Exercise directions: Exactly the lines from the one with "Write the Plotly.js code for this chart." through the one with "return x / W;" should be returned, both ends included and nothing else. Omit any pictures.

Extracted records:
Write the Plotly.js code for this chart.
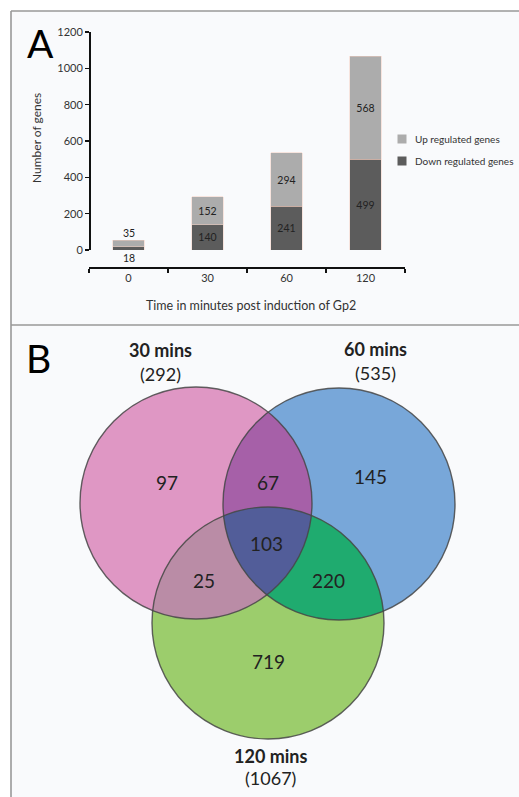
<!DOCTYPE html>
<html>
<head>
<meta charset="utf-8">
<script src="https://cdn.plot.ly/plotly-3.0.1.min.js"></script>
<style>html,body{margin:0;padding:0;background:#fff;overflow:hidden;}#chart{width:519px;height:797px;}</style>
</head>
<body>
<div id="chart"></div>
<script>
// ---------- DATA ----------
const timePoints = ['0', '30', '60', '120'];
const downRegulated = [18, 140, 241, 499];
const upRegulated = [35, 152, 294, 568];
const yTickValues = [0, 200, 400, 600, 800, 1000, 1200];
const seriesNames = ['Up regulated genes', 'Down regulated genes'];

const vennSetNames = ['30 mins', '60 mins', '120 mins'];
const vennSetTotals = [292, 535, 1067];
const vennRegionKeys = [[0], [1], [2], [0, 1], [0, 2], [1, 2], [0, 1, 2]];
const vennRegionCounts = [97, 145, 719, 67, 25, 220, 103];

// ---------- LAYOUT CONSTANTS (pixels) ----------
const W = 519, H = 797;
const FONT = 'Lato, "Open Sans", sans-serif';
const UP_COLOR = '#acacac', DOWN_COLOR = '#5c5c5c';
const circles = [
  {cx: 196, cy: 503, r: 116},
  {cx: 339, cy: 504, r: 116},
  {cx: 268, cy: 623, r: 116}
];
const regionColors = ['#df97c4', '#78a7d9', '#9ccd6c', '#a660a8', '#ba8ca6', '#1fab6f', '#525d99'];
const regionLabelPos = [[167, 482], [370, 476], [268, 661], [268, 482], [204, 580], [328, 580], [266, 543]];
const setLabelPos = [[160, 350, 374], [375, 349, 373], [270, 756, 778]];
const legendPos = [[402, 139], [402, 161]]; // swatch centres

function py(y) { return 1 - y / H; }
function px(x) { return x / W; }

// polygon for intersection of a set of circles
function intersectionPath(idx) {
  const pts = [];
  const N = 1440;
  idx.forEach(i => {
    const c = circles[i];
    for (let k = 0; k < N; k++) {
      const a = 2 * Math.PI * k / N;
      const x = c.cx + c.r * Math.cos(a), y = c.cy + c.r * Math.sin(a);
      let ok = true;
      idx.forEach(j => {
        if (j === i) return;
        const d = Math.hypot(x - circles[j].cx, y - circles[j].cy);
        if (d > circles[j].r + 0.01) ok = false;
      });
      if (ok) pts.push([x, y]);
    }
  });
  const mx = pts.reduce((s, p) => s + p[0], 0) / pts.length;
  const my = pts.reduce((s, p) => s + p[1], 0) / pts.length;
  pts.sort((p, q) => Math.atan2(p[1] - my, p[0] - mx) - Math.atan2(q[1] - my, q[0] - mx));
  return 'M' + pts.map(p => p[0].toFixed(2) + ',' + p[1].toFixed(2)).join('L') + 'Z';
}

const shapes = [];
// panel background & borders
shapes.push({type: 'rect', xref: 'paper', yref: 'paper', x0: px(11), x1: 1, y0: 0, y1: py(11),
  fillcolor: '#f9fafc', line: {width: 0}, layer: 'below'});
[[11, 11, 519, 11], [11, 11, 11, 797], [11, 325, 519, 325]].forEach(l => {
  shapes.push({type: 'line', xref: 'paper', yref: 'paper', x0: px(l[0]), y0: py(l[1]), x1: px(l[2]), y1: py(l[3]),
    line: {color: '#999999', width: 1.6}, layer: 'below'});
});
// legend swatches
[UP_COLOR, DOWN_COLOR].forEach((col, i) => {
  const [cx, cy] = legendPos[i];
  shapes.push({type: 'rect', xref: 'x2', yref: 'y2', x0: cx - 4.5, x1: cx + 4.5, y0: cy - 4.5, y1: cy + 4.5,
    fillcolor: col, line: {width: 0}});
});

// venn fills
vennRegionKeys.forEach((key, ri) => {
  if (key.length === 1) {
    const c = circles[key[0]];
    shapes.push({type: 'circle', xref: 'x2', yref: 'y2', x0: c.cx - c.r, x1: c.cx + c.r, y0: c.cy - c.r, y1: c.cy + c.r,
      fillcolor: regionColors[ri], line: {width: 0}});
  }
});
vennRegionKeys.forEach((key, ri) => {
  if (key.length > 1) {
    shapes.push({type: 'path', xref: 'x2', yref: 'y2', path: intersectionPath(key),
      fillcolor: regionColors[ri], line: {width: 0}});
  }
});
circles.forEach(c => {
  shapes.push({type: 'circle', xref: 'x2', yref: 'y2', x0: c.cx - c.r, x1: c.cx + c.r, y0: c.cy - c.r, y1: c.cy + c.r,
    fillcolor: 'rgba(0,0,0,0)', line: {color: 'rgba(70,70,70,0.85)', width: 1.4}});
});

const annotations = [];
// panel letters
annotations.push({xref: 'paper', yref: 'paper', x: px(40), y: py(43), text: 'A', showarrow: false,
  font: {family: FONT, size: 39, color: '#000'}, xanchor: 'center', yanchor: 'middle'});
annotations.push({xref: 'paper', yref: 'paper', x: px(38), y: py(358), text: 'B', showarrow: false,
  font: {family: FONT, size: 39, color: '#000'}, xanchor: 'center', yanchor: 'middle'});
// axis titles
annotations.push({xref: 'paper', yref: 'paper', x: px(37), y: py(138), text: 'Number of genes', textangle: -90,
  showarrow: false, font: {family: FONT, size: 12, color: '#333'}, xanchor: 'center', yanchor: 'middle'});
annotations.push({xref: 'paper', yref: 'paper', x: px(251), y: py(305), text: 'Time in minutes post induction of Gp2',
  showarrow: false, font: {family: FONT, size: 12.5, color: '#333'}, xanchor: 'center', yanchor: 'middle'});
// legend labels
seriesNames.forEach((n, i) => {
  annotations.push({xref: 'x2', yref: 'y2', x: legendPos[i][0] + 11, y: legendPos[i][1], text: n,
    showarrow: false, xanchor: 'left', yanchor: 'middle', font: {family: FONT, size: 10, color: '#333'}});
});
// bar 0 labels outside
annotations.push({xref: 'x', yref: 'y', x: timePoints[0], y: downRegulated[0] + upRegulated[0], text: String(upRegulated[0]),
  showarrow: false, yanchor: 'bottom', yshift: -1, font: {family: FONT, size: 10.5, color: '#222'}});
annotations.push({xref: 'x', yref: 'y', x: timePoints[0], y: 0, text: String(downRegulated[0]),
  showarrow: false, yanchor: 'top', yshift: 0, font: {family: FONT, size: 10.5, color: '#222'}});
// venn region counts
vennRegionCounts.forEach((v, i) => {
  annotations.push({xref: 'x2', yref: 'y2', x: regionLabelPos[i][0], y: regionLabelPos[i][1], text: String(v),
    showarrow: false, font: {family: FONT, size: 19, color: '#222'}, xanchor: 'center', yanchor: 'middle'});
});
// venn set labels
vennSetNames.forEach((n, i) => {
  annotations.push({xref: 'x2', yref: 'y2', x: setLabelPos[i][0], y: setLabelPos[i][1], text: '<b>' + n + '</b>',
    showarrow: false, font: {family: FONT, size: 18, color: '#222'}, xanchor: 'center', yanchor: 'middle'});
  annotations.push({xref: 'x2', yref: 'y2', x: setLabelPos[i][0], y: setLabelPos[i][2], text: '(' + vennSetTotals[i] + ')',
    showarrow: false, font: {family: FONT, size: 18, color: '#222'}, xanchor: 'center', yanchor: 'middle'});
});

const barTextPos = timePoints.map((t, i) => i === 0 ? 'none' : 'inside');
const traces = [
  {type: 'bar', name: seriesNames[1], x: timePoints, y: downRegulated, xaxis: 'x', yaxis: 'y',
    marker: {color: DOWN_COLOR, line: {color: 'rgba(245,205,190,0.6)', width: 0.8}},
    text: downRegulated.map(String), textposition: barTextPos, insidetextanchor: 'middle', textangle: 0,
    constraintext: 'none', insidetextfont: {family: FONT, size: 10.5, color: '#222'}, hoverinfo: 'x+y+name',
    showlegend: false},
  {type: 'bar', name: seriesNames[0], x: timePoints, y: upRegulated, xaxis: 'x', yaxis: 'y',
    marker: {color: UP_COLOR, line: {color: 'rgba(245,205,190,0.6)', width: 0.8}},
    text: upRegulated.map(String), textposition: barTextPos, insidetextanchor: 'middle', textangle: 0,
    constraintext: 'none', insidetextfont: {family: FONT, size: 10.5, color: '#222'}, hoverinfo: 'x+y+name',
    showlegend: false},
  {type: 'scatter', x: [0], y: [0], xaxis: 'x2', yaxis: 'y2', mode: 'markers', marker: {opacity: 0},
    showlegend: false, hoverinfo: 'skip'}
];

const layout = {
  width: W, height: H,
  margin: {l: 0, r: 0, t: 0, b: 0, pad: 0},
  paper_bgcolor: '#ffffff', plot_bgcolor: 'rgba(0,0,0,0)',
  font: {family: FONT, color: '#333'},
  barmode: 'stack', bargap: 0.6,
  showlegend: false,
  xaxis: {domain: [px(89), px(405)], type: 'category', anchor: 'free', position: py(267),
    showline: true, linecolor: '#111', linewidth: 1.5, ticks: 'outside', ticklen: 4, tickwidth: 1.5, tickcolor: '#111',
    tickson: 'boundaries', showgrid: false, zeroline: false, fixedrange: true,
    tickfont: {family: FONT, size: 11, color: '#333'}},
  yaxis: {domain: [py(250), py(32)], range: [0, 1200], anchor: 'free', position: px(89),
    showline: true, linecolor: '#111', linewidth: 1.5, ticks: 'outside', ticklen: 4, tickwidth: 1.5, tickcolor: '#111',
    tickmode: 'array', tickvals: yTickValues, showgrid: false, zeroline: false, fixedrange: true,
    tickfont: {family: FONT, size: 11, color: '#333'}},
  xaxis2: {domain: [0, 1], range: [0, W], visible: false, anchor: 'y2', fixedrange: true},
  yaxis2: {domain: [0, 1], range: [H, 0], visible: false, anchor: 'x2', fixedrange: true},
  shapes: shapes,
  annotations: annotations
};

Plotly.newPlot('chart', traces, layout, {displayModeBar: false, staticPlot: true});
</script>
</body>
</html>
* * *
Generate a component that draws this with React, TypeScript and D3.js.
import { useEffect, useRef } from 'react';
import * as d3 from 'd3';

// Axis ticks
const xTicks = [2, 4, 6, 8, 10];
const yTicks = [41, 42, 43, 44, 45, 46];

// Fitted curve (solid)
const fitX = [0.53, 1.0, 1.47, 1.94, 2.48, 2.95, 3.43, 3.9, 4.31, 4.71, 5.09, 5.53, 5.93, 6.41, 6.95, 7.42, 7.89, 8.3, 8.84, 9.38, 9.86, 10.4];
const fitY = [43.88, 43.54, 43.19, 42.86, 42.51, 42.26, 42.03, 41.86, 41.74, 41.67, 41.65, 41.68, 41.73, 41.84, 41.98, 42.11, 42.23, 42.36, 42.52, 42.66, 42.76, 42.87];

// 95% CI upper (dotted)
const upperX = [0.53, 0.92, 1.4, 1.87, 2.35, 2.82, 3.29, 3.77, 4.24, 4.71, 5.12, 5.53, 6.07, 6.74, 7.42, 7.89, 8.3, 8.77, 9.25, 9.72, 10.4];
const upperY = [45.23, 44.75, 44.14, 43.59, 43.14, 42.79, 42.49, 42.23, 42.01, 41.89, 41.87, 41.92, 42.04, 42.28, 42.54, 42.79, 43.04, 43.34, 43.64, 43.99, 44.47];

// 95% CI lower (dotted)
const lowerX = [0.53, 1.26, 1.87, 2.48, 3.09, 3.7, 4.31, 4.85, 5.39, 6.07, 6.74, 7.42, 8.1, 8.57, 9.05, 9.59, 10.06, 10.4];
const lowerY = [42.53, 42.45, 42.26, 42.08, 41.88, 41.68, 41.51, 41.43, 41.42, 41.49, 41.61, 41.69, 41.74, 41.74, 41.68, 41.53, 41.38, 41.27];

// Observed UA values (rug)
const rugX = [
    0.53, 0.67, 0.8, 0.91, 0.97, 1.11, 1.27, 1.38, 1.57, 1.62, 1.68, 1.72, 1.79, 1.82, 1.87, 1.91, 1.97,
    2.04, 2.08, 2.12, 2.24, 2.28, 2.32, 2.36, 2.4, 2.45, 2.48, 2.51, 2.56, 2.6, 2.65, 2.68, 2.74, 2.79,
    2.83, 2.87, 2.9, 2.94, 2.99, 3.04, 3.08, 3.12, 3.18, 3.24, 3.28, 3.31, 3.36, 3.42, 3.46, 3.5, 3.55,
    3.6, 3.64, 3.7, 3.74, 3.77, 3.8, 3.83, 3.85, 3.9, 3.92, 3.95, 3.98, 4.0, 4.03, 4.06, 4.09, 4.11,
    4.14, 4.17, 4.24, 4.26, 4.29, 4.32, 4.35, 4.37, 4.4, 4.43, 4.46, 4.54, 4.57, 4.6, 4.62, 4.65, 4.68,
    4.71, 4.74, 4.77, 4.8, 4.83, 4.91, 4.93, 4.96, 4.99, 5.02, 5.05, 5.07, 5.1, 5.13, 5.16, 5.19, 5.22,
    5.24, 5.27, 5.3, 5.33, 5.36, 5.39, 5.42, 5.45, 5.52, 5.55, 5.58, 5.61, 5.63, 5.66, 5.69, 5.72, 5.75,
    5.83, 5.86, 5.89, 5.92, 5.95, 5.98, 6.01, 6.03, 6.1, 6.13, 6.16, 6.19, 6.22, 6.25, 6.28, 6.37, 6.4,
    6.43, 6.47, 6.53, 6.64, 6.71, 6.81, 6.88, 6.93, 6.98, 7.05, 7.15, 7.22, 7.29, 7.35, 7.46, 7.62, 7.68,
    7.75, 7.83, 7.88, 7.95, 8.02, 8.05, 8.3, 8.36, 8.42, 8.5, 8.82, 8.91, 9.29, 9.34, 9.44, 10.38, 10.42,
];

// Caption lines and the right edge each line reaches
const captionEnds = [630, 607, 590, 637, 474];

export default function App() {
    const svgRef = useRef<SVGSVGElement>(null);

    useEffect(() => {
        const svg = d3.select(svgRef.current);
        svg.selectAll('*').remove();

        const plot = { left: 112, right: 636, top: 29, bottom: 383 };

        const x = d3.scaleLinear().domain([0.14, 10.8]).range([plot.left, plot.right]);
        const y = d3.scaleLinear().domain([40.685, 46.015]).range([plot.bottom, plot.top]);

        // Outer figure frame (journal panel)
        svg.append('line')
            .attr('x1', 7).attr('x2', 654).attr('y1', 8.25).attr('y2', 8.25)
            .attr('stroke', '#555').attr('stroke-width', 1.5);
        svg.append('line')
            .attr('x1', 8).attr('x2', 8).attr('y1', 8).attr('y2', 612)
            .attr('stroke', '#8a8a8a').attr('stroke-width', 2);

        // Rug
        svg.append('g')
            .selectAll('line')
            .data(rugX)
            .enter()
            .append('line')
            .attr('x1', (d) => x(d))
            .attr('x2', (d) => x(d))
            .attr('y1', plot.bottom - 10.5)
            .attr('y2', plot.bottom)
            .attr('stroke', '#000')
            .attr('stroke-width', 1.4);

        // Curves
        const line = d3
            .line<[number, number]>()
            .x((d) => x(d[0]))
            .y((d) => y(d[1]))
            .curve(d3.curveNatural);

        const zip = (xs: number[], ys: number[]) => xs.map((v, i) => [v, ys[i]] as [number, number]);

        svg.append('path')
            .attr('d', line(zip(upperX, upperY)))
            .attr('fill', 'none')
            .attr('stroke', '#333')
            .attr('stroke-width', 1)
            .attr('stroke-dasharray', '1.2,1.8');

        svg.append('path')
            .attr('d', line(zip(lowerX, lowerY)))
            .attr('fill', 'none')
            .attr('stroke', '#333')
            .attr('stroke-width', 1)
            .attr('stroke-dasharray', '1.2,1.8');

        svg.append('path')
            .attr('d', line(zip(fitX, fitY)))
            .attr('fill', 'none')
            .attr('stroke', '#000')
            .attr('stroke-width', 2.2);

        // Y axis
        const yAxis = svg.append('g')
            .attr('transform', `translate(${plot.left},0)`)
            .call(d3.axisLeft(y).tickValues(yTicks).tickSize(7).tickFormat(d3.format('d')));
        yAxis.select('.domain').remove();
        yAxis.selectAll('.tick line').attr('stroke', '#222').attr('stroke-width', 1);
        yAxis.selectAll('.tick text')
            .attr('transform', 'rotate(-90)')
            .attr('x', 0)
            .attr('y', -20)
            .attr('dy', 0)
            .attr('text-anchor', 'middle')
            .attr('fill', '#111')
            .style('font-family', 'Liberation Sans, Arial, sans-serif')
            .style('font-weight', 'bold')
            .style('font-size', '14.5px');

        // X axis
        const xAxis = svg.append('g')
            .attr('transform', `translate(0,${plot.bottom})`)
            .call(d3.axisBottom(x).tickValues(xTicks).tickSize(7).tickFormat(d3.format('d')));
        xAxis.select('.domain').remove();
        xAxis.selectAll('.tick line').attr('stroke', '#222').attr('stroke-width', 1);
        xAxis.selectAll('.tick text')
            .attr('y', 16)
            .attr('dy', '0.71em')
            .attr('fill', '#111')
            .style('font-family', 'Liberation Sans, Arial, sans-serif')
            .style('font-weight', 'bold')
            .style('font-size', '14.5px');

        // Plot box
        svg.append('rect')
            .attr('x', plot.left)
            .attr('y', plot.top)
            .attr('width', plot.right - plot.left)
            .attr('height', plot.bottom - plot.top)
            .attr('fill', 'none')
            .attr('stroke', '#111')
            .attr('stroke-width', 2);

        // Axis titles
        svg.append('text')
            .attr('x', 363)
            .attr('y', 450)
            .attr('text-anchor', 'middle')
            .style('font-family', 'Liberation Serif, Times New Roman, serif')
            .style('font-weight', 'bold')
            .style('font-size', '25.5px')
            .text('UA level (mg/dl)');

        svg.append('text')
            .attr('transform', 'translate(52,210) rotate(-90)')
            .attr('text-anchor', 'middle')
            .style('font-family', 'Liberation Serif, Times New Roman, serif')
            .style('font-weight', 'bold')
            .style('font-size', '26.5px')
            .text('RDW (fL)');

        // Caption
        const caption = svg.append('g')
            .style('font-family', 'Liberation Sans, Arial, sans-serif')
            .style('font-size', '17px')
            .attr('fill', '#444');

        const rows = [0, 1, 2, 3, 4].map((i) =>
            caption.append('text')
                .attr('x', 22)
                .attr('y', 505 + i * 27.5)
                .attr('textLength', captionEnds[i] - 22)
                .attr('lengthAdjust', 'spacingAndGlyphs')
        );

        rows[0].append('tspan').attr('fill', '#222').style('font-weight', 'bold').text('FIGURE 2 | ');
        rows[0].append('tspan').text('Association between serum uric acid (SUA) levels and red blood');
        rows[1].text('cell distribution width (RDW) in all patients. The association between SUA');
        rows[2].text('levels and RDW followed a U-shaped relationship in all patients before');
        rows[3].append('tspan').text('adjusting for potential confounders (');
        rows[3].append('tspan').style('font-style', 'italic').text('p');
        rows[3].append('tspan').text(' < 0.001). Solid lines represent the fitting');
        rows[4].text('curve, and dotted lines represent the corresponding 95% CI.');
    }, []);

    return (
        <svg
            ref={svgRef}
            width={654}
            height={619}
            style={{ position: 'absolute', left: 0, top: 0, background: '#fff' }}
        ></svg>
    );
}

Written answer:
Write the Plotly.js code for this chart.
<!DOCTYPE html>
<html>
<head>
<meta charset="utf-8">
<script src="https://cdn.plot.ly/plotly-3.0.1.min.js"></script>
<style>html,body{margin:0;padding:0;background:#fff;overflow:hidden;}#chart{width:519px;height:797px;}</style>
</head>
<body>
<div id="chart"></div>
<script>
// ---------- DATA ----------
const timePoints = ['0', '30', '60', '120'];
const downRegulated = [18, 140, 241, 499];
const upRegulated = [35, 152, 294, 568];
const yTickValues = [0, 200, 400, 600, 800, 1000, 1200];
const seriesNames = ['Up regulated genes', 'Down regulated genes'];

const vennSetNames = ['30 mins', '60 mins', '120 mins'];
const vennSetTotals = [292, 535, 1067];
const vennRegionKeys = [[0], [1], [2], [0, 1], [0, 2], [1, 2], [0, 1, 2]];
const vennRegionCounts = [97, 145, 719, 67, 25, 220, 103];

// ---------- LAYOUT CONSTANTS (pixels) ----------
const W = 519, H = 797;
const FONT = 'Lato, "Open Sans", sans-serif';
const UP_COLOR = '#acacac', DOWN_COLOR = '#5c5c5c';
const circles = [
  {cx: 196, cy: 503, r: 116},
  {cx: 339, cy: 504, r: 116},
  {cx: 268, cy: 623, r: 116}
];
const regionColors = ['#df97c4', '#78a7d9', '#9ccd6c', '#a660a8', '#ba8ca6', '#1fab6f', '#525d99'];
const regionLabelPos = [[167, 482], [370, 476], [268, 661], [268, 482], [204, 580], [328, 580], [266, 543]];
const setLabelPos = [[160, 350, 374], [375, 349, 373], [270, 756, 778]];
const legendPos = [[402, 139], [402, 161]]; // swatch centres

function py(y) { return 1 - y / H; }
function px(x) { return x / W; }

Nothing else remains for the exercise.